Tant que par le raisonnement, l'analyse ou la protestation, on cherche à culpabiliser ceux qui possèdent pour qu'au moins ils jouissent sans bonne conscience, force est de constater que si l'effort est méritoire, le résultat est mince. Comme si par une sorte de fatalisme commode on se résignait à accepter sa condition privilégiée parce qu'il n'y aurait rien d'efficace et de salutaire à mener contre l'ordre des choses et l'élégante et distinguée lutte des classes.
Mais Rosny-Plage, ce n'est pas de l'idéologie qu'il serait possible, voire facile de contester. C'est au contraire la démonstration nécessaire, ostensible, déprimante, dans une quotidienneté qui ne rêve même pas d'autres couleurs, du peu qu'on offre avec bonne volonté quand l'horizon est bouché et qu'on est tenu à sa cité comme d'autres, il y a longtemps, à leur glèbe. Faute pour le destin de chaque jour d'avoir le droit de s'évader de sa gangue pour se réchauffer ailleurs, on s'empare de quelques stéréotypes pour faire croire à ces gens immobiles par contrainte qu'ils ont presque bougé.
Rosny-Plage fend le coeur parce qu'en tentant de combler une absence, le maire manifeste à quel point la destinée de beaucoup est sans issue. La mer, la plage, le décor: un théâtre qui fait mal. Le 10 août, la vraie vie reprendra le dessus et sera-t-elle moins décevante que ces vacances fabriquées ?
Il ne s'agit pas de démagogie ni de misérabilisme.
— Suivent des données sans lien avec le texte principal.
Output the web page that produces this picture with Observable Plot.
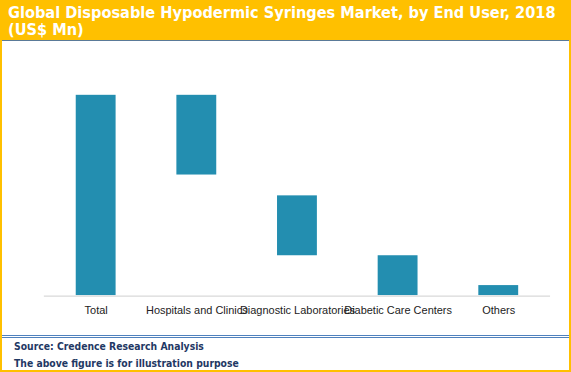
<!DOCTYPE html>
<html>
<head>
<meta charset="utf-8">
<script src="https://cdn.jsdelivr.net/npm/d3@7"></script>
<script src="https://cdn.jsdelivr.net/npm/@observablehq/plot@0.6"></script>
<style>
  html, body { margin: 0; padding: 0; background: #fff; }
  #frame { position: relative; width: 571px; height: 372px; box-sizing: border-box; border: 2px solid #FFC000; background: #fff; overflow: hidden; }
  #title { position: absolute; left: 0; top: 0; width: 571px; background: #FFC000; border-bottom: 1px solid #5A7A98; color: #fff; font-family: "DejaVu Sans Condensed", "DejaVu Sans", sans-serif; font-stretch: condensed; font-weight: bold; font-size: 16.2px; line-height: 17px; padding: 2px 0 0 6px; box-sizing: border-box; height: 39px; }
  #chart { position: absolute; left: -2px; top: 39px; }
  #rule { position: absolute; left: 0; top: 333px; width: 567px; height: 1px; border-top: 1px solid #4F81BD; border-bottom: 1px solid #4F81BD; }
  #foot { position: absolute; left: 12px; top: 336px; color: #1F3864; font-family: "DejaVu Sans Condensed", "DejaVu Sans", sans-serif; font-stretch: condensed; font-weight: bold; font-size: 10.3px; line-height: 17px; }
</style>
</head>
<body>
<div id="frame">
  <div id="title">Global Disposable Hypodermic Syringes Market, by End User, 2018<br>(US$ Mn)</div>
  <div id="chart"></div>
  <div id="rule"></div>
  <div id="foot">Source: Credence Research Analysis<br>The above figure is for illustration purpose</div>
</div>
<script>
const categories = ["Total", "Hospitals and Clinics", "Diagnostic Laboratories", "Diabetic Care Centers", "Others"];
const barStart = [0, 60.2, 19.9, 0, 0];
const barEnd = [100, 100, 49.8, 19.9, 5.0];

const data = categories.map((c, i) => ({cat: c, start: barStart[i], end: barEnd[i]}));

const chart = Plot.plot({
  width: 571,
  height: 294,
  marginLeft: 44,
  marginRight: 19,
  marginTop: 54,
  marginBottom: 39,
  style: {fontFamily: "'Liberation Sans', Arial, sans-serif", fontSize: "11px", color: "#222", background: "transparent"},
  x: {domain: categories, paddingInner: 0.6, paddingOuter: 0.3, label: null},
  y: {domain: [0, 100], axis: null},
  marks: [
    Plot.barY(data, {x: "cat", y1: "start", y2: "end", fill: "#238EB0"}),
    Plot.ruleY([0], {stroke: "#D9D9D9", strokeWidth: 1.3, dy: 0.6}),
    Plot.axisX({tickSize: 0, tickPadding: 11, label: null, fill: "#222"})
  ]
});
document.getElementById("chart").appendChild(chart);
</script>
</body>
</html>
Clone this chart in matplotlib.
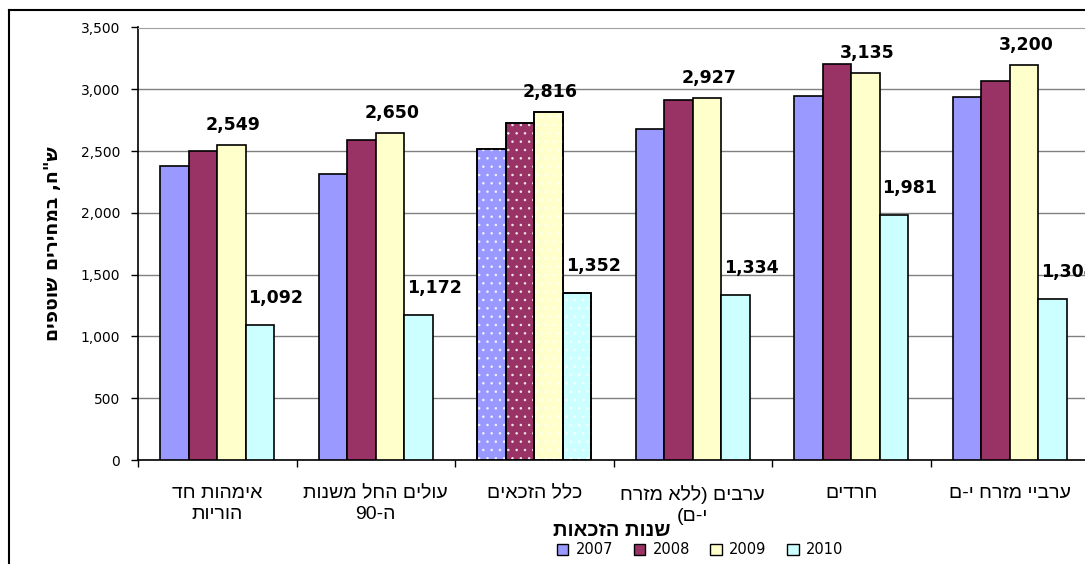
import re
import matplotlib as mpl
mpl.use('Agg')
import matplotlib.pyplot as plt
from matplotlib.patches import Patch
from matplotlib.lines import Line2D
import numpy as np

# data
categories = ['אימהות חד\nהוריות', 'עולים החל משנות\nה-90', 'כלל הזכאים',
              'ערבים (ללא מזרח\nי-ם)', 'חרדים', 'ערביי מזרח י-ם']
years = ['2007', '2008', '2009', '2010']
v2007 = [2382, 2315, 2517, 2679, 2943, 2940]
v2008 = [2503, 2592, 2727, 2913, 3205, 3067]
v2009 = [2549, 2650, 2816, 2927, 3135, 3200]
v2010 = [1092, 1172, 1352, 1334, 1981, 1304]
series = [v2007, v2008, v2009, v2010]
colors = ['#9999FF', '#993366', '#FFFFCC', '#CCFFFF']
labelled = [2, 3]          # which series get value labels
dotted_group = 2           # "כלל הזכאים" drawn with dots

ylabel = 'ש"ח, במחירים שוטפים'
xlabel = 'שנות הזכאות'


def rtl(s):
    # matplotlib has no bidi: put hebrew in visual order, keep numbers
    parts = re.findall(r'\d[\d,.]*|.', s)[::-1]
    mirror = {'(': ')', ')': '('}
    return ''.join(mirror.get(p, p) for p in parts)


def rtl_lines(s):
    return '\n'.join(rtl(line) for line in s.split('\n'))


plt.rcParams['font.family'] = ['DejaVu Sans']
plt.rcParams['hatch.linewidth'] = 0.6
heb = ['Liberation Sans', 'DejaVu Sans']

W, H = 1085, 564
fig = plt.figure(figsize=(W / 100, H / 100), dpi=100)
ax = fig.add_axes([138 / W, 1 - 460 / H, (1089 - 138) / W, (460 - 27.5) / H])

x = np.arange(len(categories)) + 0.5
bw = 0.18
for k, (vals, c) in enumerate(zip(series, colors)):
    xs = x + (k - 1.5) * bw
    ax.bar(xs, vals, bw, color=c, edgecolor='black', linewidth=1.2, zorder=3)
    # white dotted pattern on one group
    ax.bar(xs[dotted_group], vals[dotted_group], bw, facecolor='none',
           edgecolor=(1, 1, 1, 0.8), linewidth=0, hatch='..', zorder=4)
    ax.bar(xs[dotted_group], vals[dotted_group], bw, facecolor='none',
           edgecolor='black', linewidth=1.2, zorder=5)
    if k in labelled:
        off = (2, 20) if k == 2 else (16, 27)
        for xi, v in zip(xs, vals):
            ax.annotate(f'{v:,}', (xi, v), xytext=off, textcoords='offset pixels',
                        ha='center', va='center', fontsize=12.5,
                        fontweight='bold', zorder=6, annotation_clip=False)

ax.set_xlim(0, 6)
ax.set_ylim(0, 3500)
ax.set_yticks(np.arange(0, 3501, 500))
ax.yaxis.set_major_formatter(mpl.ticker.FuncFormatter(lambda v, p: f'{v:,.0f}'))
ax.tick_params(axis='y', direction='out', length=5, width=1, labelsize=10, pad=8)
ax.grid(axis='y', color='#808080', linewidth=1, zorder=0)

ax.set_xticks(np.arange(0, 7))
ax.set_xticklabels([])
ax.tick_params(axis='x', which='major', direction='out', length=5, width=1)
ax.set_xticks(x, minor=True)
ax.set_xticklabels([rtl_lines(c) for c in categories], minor=True,
                   fontsize=14, family=heb, linespacing=1.3)
ax.tick_params(axis='x', which='minor', length=0, pad=18)

for s in ['left', 'bottom']:
    ax.spines[s].set_color('black')
    ax.spines[s].set_linewidth(1.2)
ax.spines['top'].set_color('#A0A0A0')
ax.spines['right'].set_visible(False)

ax.set_ylabel(rtl(ylabel), fontsize=13.5, fontweight='bold', labelpad=13)
fig.text(612 / W, 1 - 531 / H, rtl(xlabel), ha='center', va='center',
         fontsize=14.5, fontweight='bold', family=heb)

handles = [Patch(facecolor=c, edgecolor='black', linewidth=1) for c in colors]
fig.legend(handles, years, loc='center', bbox_to_anchor=(700 / W, 1 - 550 / H),
           ncol=4, frameon=False, fontsize=10.5, handlelength=0.8,
           handleheight=0.8, handletextpad=0.5, columnspacing=1.4)

# outer chart frame (only top and left edges are in view)
fig.add_artist(Line2D([9 / W, 1], [1 - 10 / H, 1 - 10 / H], color='black', linewidth=1.5))
fig.add_artist(Line2D([9 / W, 9 / W], [0, 1 - 10 / H], color='black', linewidth=1.5))

plt.savefig('out.png', dpi=100)
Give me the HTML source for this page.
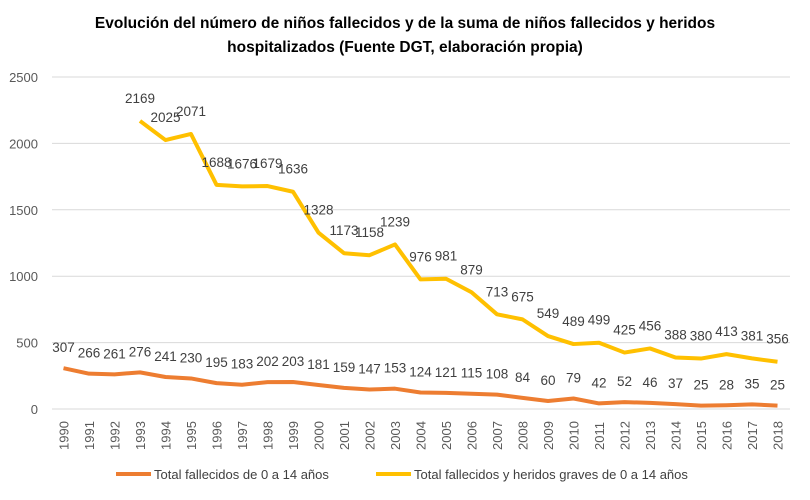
<!DOCTYPE html>
<html><head><meta charset="utf-8"><style>
body{margin:0;background:#fff;font-family:"Liberation Sans",Arial,sans-serif}
svg text{font-family:"Liberation Sans",Arial,sans-serif}
</style></head><body>
<svg id="c" width="810" height="495">
<text x="405" y="28" text-anchor="middle" font-size="15.5" font-weight="bold" fill="#000">Evolución del número de niños fallecidos y de la suma de niños fallecidos y heridos</text>
<text x="405" y="52" text-anchor="middle" font-size="15.5" font-weight="bold" fill="#000">hospitalizados (Fuente DGT, elaboración propia)</text>
<g id="grid"></g><g id="series"></g><g id="labels"></g>
<g>
<line x1="116" y1="474" x2="151" y2="474" stroke="#ED7D31" stroke-width="4"/>
<text x="154" y="479" font-size="13" fill="#404040">Total fallecidos de 0 a 14 años</text>
<line x1="376" y1="474" x2="411" y2="474" stroke="#FFC000" stroke-width="4"/>
<text x="414" y="479" font-size="13" fill="#404040">Total fallecidos y heridos graves de 0 a 14 años</text>
</g>
</svg>
<script>
const years=[1990,1991,1992,1993,1994,1995,1996,1997,1998,1999,2000,2001,2002,2003,2004,2005,2006,2007,2008,2009,2010,2011,2012,2013,2014,2015,2016,2017,2018];
const fallecidos=[307,266,261,276,241,230,195,183,202,203,181,159,147,153,124,121,115,108,84,60,79,42,52,46,37,25,28,35,25];
const heridos=[null,null,null,2169,2025,2071,1688,1676,1679,1636,1328,1173,1158,1239,976,981,879,713,675,549,489,499,425,456,388,380,413,381,356];
const yTicks=[0,500,1000,1500,2000,2500];
const NS="http://www.w3.org/2000/svg";
const X=i=>63.5+i*25.5;
const Y=v=>409-v*(332/2500);
function mk(t,a,p){const e=document.createElementNS(NS,t);for(const k in a)e.setAttribute(k,a[k]);p.appendChild(e);return e;}
const g=document.getElementById('grid'),s=document.getElementById('series'),l=document.getElementById('labels');
yTicks.forEach(v=>{
 const ln=mk('line',{x1:52,x2:790,y1:Y(v),y2:Y(v),stroke:'#d9d9d9','stroke-width':1},g);
 
 
 const t=mk('text',{x:38,y:Y(v)+5,'text-anchor':'end','font-size':13,fill:'#595959'},g);t.textContent=v;
 
 
});
years.forEach((y,i)=>{
 const t=mk('text',{transform:`translate(${X(i)+5},450) rotate(-90)`,'font-size':13,fill:'#595959'},g);t.textContent=y;
 
 
});
function series(vals,col,name,off){
 let d='';vals.forEach((v,i)=>{if(v==null)return;d+=(d?'L':'M')+X(i)+','+Y(v);});
 const p=mk('path',{d:d,fill:'none',stroke:col,'stroke-width':4,'stroke-linejoin':'round'},s);
 
 
 vals.forEach((v,i)=>{if(v==null)return;
  const t=mk('text',{x:X(i),y:Y(v)-off,'text-anchor':'middle','font-size':13.5,fill:'#404040'},l);t.textContent=v;
  
  
 });
}
series(fallecidos,'#ED7D31','fallecidos',16);
series(heridos,'#FFC000','fallecidos-heridos',18);
</script>
</body></html>
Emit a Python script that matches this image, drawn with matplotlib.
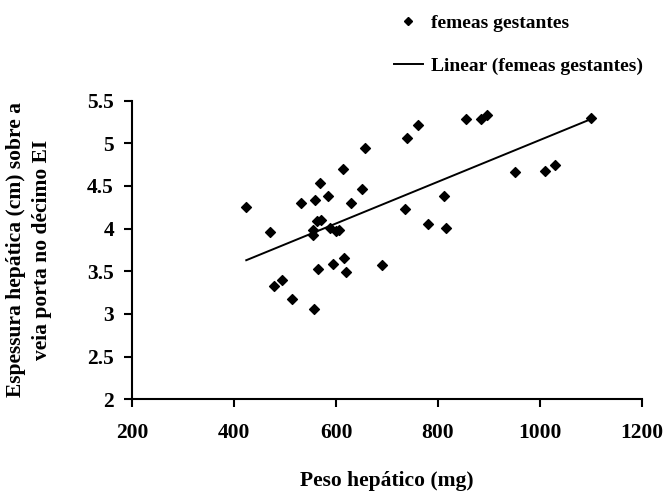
import numpy as np
import matplotlib
matplotlib.use("Agg")
import matplotlib.pyplot as plt
from matplotlib.lines import Line2D

# peso hepático (mg) x espessura hepática (cm)
peso = [424, 470, 531, 559, 569, 585, 614, 656, 630, 651,
        563, 570, 554, 554, 589, 600, 606, 615, 594, 565,
        619, 691, 495, 478, 514, 556, 740, 760, 855, 885,
        896, 1100, 950, 1010, 1030, 811, 735, 781, 815]
espessura = [4.25, 3.96, 4.30, 4.34, 4.54, 4.38, 4.70, 4.95, 4.30, 4.46,
             4.09, 4.10, 3.98, 3.92, 4.01, 3.97, 3.98, 3.66, 3.58, 3.53,
             3.49, 3.57, 3.40, 3.33, 3.18, 3.06, 5.06, 5.21, 5.29, 5.29,
             5.33, 5.30, 4.66, 4.68, 4.75, 4.38, 4.23, 4.05, 4.01]
x_ticks = [200, 400, 600, 800, 1000, 1200]
y_ticks = [2, 2.5, 3, 3.5, 4, 4.5, 5, 5.5]

plt.rcParams['font.family'] = ['Liberation Serif', 'DejaVu Serif']
plt.rcParams['font.weight'] = 'bold'

fig = plt.figure(figsize=(6.65, 4.94), dpi=100)
ax = fig.add_axes([0.1985, 0.1917, 0.767, 0.6045])

ax.scatter(peso, espessura, marker='D', s=25, color='black', zorder=3)

# linha de tendência (Excel: Linear)
a, b = np.polyfit(peso, espessura, 1)
xs = np.array([min(peso), max(peso)])
ax.plot(xs, a * xs + b, color='black', lw=1.4)

ax.set_xlim(200, 1200)
ax.set_ylim(2, 5.5)
ax.set_xticks(x_ticks)
ax.set_yticks(y_ticks)
ax.set_xticklabels([str(t) for t in x_ticks])
ax.set_yticklabels([f'{t:g}' for t in y_ticks])
ax.tick_params(direction='out', length=6, width=1.5, labelsize=15.5)
ax.tick_params(axis='x', pad=11)
ax.tick_params(axis='y', pad=7)
for side in ['top', 'right']:
    ax.spines[side].set_visible(False)
for side in ['left', 'bottom']:
    ax.spines[side].set_linewidth(1.5)

ax.set_xlabel('Peso hepático (mg)', fontsize=15.5, fontweight='bold', labelpad=20)
ax.set_ylabel('Espessura hepática (cm) sobre a\nveia porta no décimo EI',
              fontsize=15.5, fontweight='bold', labelpad=25, linespacing=1.45)

handles = [
    Line2D([], [], marker='D', ls='none', color='black', markersize=4),
    Line2D([], [], color='black', lw=1.4),
]
fig.legend(handles, ['femeas gestantes', 'Linear (femeas gestantes)'],
           loc='upper left', bbox_to_anchor=(0.566, 1.007), frameon=False,
           fontsize=14, handlelength=1.5, handletextpad=0.4, labelspacing=1.3)

fig.savefig('out.png', dpi=100)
Je suis persuadé que dans cette communauté des bonheurs, des joies, des attentes se manifestent, que le fil des jours n'est pas seulement morose et que même Rosny-Plage apporte un supplément de joie. Mais tout de même quelle mélancolie civique de percevoir qu'aux bouts de l'échelle sociale, on n'est confronté qu'à la vulgarité insouciante, surabondante et somptuaire ou à ce simulacre de plage en plein béton.
La vérité douce, amère sort de la bouche des enfants. Soukhaina, âgée de 10 ans : " Je dirai à mes amis que je suis allée à la plage, même si y a pas vraiment la mer, ici."